The preparation of quarterly reports involves a systematic process that typically begins weeks before the filing deadline. Finance teams start by collecting data from various business units, consolidating information from enterprise resource planning systems, subsidiary reports and specialised accounting software. This data gathering phase requires coordination across departments to ensure completeness and accuracy.
Once preliminary numbers are assembled, the accounting team performs reconciliations and analyses to verify accuracy and identify any unusual fluctuations that require explanation. Internal auditors often review the draft statements and supporting documentation to ensure compliance with accounting standards such as IFRS (International Financial Reporting Standards) or GAAP (Generally Accepted Accounting Principles). This multilayered review process helps catch errors and inconsistencies before external disclosure.
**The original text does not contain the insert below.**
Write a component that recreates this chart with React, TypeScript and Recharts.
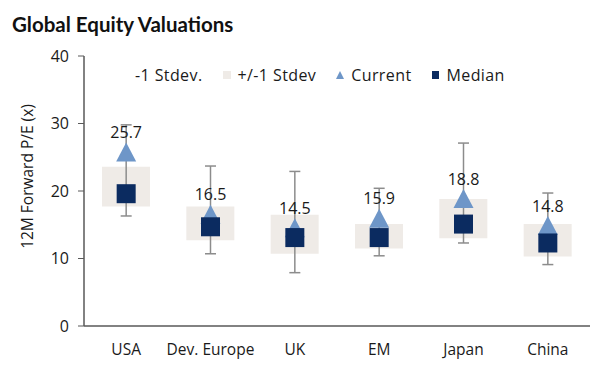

Senior financial executives, including the Chief Financial Officer, then review the draft report, comparing results against forecasts and preparing narrative explanations for significant variances. For public companies, the review process typically includes:
- Detailed examination by the CFO and financial leadership team
- Review by the audit committee of the board
- Limited review procedures by external auditors (less intensive than annual reports)
This multilevel review focuses on analytical procedures rather than comprehensive testing.
The final stage involves formatting the report according to regulatory requirements, securing necessary certifications from executives and submitting the documents through appropriate channels. The submission process includes:
- Formatting according to regulatory specifications
- Obtaining executive certifications and signatures
- Electronic filing through designated systems
- Meeting strict deadlines to avoid penalties
This entire process typically operates on a compressed timeline of 30-45 days after quarter-end.
Analyzing Quarterly Reports: What to Look For?
Effective analysis of quarterly reports requires both attention to detail and understanding of broader context. Begin by examining year-over-year comparisons rather than sequential quarters, as this normalises seasonal variations. Pay particular attention to:
- Revenue growth trends
- Profit margin changes
- Cash flow patterns
These metrics often reveal more about sustainable performance than absolute numbers alone.
Look beyond headline figures to understand quality of earnings. Are profits driven by sustainable core operations or one-time events? The MD&A section often contains valuable insights about whether current performance is likely to continue. Compare management's previous forward-looking statements with actual results to assess credibility and forecasting accuracy. Significant discrepancies may indicate optimistic bias or deteriorating visibility into business conditions.
Evaluate balance sheet health by monitoring changes in:
- Debt levels
- Working capital
- Key ratios such as debt-to-equity
- Inventory levels relative to sales growth
- Accounts receivable collection periods
The footnotes often contain critical information about accounting changes, related party transactions or contingent liabilities that could materially impact future performance.
For sophisticated analysis, compare results against industry peers and broader market trends. Is the company gaining or losing competitive position? Are margin pressures company-specific or industry-wide? Automation tools increasingly help analysts process this information more efficiently, identifying patterns and anomalies across multiple quarters and competitors that might not be obvious in manual review. This contextual understanding translates numerical data into actionable business intelligence.